## start
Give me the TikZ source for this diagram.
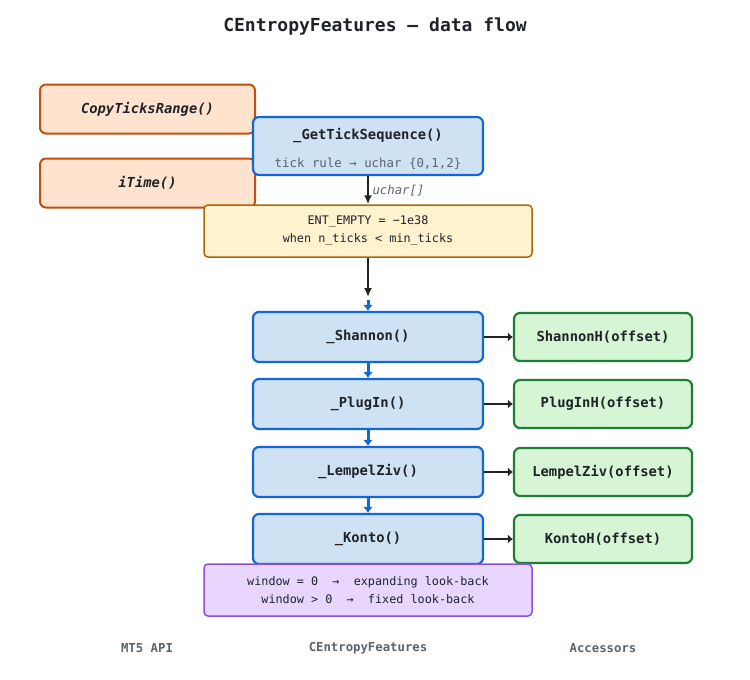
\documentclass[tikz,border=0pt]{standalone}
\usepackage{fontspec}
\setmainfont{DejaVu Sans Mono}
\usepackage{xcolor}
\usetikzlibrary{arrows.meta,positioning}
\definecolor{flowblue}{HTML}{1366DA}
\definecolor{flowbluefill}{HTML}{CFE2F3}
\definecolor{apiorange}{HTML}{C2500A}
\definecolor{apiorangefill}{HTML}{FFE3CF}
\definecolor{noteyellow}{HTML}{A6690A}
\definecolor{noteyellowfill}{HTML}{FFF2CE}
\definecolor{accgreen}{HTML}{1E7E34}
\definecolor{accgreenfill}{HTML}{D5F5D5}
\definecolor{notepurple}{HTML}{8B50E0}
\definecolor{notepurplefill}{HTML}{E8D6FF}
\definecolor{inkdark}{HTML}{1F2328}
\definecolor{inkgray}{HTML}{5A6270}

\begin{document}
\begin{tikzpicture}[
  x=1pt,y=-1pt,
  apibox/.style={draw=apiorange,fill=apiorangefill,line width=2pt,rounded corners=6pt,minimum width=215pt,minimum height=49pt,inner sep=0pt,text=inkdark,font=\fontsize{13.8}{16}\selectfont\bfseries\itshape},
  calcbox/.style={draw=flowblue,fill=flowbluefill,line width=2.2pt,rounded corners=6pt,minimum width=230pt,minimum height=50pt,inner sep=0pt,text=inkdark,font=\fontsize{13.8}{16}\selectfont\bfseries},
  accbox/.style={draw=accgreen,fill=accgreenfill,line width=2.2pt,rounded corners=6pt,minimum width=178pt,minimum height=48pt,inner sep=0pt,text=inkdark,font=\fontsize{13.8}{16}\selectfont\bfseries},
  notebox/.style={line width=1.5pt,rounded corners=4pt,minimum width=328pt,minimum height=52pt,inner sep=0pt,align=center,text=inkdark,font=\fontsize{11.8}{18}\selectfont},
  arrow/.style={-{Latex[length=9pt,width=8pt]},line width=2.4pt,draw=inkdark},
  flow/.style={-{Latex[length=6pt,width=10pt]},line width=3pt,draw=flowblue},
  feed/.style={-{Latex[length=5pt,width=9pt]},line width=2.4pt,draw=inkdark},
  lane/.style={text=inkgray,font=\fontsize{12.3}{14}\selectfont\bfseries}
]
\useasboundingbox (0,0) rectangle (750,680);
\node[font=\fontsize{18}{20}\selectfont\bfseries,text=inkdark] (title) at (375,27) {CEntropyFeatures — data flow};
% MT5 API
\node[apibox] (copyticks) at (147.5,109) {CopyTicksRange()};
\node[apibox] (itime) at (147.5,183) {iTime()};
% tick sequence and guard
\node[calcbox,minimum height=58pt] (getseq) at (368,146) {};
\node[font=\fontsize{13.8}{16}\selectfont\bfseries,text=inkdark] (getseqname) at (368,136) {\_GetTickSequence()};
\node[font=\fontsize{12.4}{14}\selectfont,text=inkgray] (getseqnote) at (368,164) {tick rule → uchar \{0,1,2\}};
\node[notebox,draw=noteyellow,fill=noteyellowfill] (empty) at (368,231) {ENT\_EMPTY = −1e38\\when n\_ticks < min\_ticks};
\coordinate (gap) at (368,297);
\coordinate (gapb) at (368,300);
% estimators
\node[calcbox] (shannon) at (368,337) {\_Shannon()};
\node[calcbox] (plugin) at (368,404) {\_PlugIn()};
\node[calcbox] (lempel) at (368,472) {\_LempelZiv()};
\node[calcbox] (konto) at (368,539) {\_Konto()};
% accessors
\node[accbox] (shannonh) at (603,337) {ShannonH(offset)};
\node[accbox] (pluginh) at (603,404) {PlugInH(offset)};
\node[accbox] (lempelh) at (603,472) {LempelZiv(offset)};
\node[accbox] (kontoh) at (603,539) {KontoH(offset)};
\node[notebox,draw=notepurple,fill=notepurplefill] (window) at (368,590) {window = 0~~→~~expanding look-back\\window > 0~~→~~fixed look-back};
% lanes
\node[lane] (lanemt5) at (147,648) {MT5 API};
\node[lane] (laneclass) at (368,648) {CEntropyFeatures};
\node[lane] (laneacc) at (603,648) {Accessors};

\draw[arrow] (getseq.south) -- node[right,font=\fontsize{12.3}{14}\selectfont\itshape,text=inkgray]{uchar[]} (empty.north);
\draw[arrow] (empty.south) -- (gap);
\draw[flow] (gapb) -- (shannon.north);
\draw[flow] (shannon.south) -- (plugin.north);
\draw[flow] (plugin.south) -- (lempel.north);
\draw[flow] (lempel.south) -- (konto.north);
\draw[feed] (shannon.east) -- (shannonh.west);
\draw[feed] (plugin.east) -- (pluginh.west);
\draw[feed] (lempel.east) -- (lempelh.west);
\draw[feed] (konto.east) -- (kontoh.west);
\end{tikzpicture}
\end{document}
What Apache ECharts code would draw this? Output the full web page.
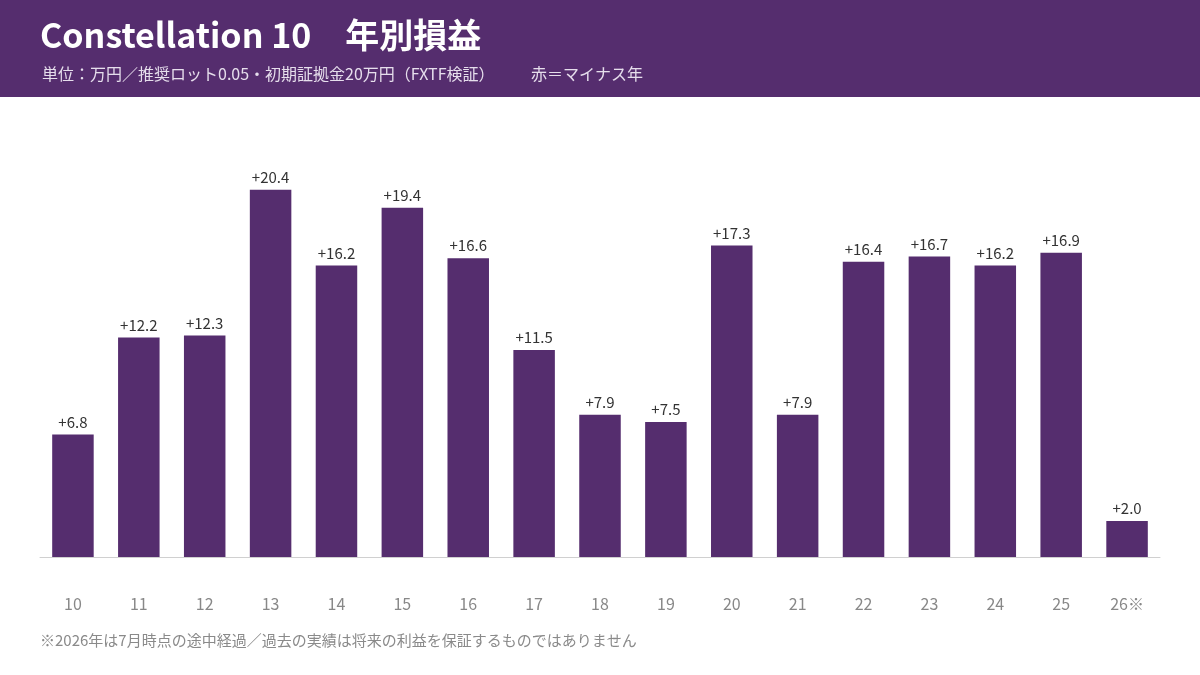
## end
Requirements: Make an exact copy of the whole listing, but don't bring over any pictures.

Written solution:
Give me the TikZ source for this diagram.
\documentclass[tikz,border=0pt]{standalone}
\usepackage{fontspec}
\setmainfont{DejaVu Sans Mono}
\usepackage{xcolor}
\usetikzlibrary{arrows.meta,positioning}
\definecolor{flowblue}{HTML}{1366DA}
\definecolor{flowbluefill}{HTML}{CFE2F3}
\definecolor{apiorange}{HTML}{C2500A}
\definecolor{apiorangefill}{HTML}{FFE3CF}
\definecolor{noteyellow}{HTML}{A6690A}
\definecolor{noteyellowfill}{HTML}{FFF2CE}
\definecolor{accgreen}{HTML}{1E7E34}
\definecolor{accgreenfill}{HTML}{D5F5D5}
\definecolor{notepurple}{HTML}{8B50E0}
\definecolor{notepurplefill}{HTML}{E8D6FF}
\definecolor{inkdark}{HTML}{1F2328}
\definecolor{inkgray}{HTML}{5A6270}

\begin{document}
\begin{tikzpicture}[
  x=1pt,y=-1pt,
  apibox/.style={draw=apiorange,fill=apiorangefill,line width=2pt,rounded corners=6pt,minimum width=215pt,minimum height=49pt,inner sep=0pt,text=inkdark,font=\fontsize{13.8}{16}\selectfont\bfseries\itshape},
  calcbox/.style={draw=flowblue,fill=flowbluefill,line width=2.2pt,rounded corners=6pt,minimum width=230pt,minimum height=50pt,inner sep=0pt,text=inkdark,font=\fontsize{13.8}{16}\selectfont\bfseries},
  accbox/.style={draw=accgreen,fill=accgreenfill,line width=2.2pt,rounded corners=6pt,minimum width=178pt,minimum height=48pt,inner sep=0pt,text=inkdark,font=\fontsize{13.8}{16}\selectfont\bfseries},
  notebox/.style={line width=1.5pt,rounded corners=4pt,minimum width=328pt,minimum height=52pt,inner sep=0pt,align=center,text=inkdark,font=\fontsize{11.8}{18}\selectfont},
  arrow/.style={-{Latex[length=9pt,width=8pt]},line width=2.4pt,draw=inkdark},
  flow/.style={-{Latex[length=6pt,width=10pt]},line width=3pt,draw=flowblue},
  feed/.style={-{Latex[length=5pt,width=9pt]},line width=2.4pt,draw=inkdark},
  lane/.style={text=inkgray,font=\fontsize{12.3}{14}\selectfont\bfseries}
]
\useasboundingbox (0,0) rectangle (750,680);
\node[font=\fontsize{18}{20}\selectfont\bfseries,text=inkdark] (title) at (375,27) {CEntropyFeatures — data flow};
% MT5 API
\node[apibox] (copyticks) at (147.5,109) {CopyTicksRange()};
\node[apibox] (itime) at (147.5,183) {iTime()};
% tick sequence and guard
\node[calcbox,minimum height=58pt] (getseq) at (368,146) {};
\node[font=\fontsize{13.8}{16}\selectfont\bfseries,text=inkdark] (getseqname) at (368,136) {\_GetTickSequence()};
\node[font=\fontsize{12.4}{14}\selectfont,text=inkgray] (getseqnote) at (368,164) {tick rule → uchar \{0,1,2\}};
\node[notebox,draw=noteyellow,fill=noteyellowfill] (empty) at (368,231) {ENT\_EMPTY = −1e38\\when n\_ticks < min\_ticks};
\coordinate (gap) at (368,297);
\coordinate (gapb) at (368,300);
% estimators
\node[calcbox] (shannon) at (368,337) {\_Shannon()};
\node[calcbox] (plugin) at (368,404) {\_PlugIn()};
\node[calcbox] (lempel) at (368,472) {\_LempelZiv()};
\node[calcbox] (konto) at (368,539) {\_Konto()};
% accessors
\node[accbox] (shannonh) at (603,337) {ShannonH(offset)};
\node[accbox] (pluginh) at (603,404) {PlugInH(offset)};
\node[accbox] (lempelh) at (603,472) {LempelZiv(offset)};
\node[accbox] (kontoh) at (603,539) {KontoH(offset)};
\node[notebox,draw=notepurple,fill=notepurplefill] (window) at (368,590) {window = 0~~→~~expanding look-back\\window > 0~~→~~fixed look-back};
% lanes
\node[lane] (lanemt5) at (147,648) {MT5 API};
\node[lane] (laneclass) at (368,648) {CEntropyFeatures};
\node[lane] (laneacc) at (603,648) {Accessors};

\draw[arrow] (getseq.south) -- node[right,font=\fontsize{12.3}{14}\selectfont\itshape,text=inkgray]{uchar[]} (empty.north);
\draw[arrow] (empty.south) -- (gap);
\draw[flow] (gapb) -- (shannon.north);
\draw[flow] (shannon.south) -- (plugin.north);
\draw[flow] (plugin.south) -- (lempel.north);
\draw[flow] (lempel.south) -- (konto.north);
\draw[feed] (shannon.east) -- (shannonh.west);
\draw[feed] (plugin.east) -- (pluginh.west);
\draw[feed] (lempel.east) -- (lempelh.west);
\draw[feed] (konto.east) -- (kontoh.west);
\end{tikzpicture}
\end{document}
What Apache ECharts code would draw this? Output the full web page.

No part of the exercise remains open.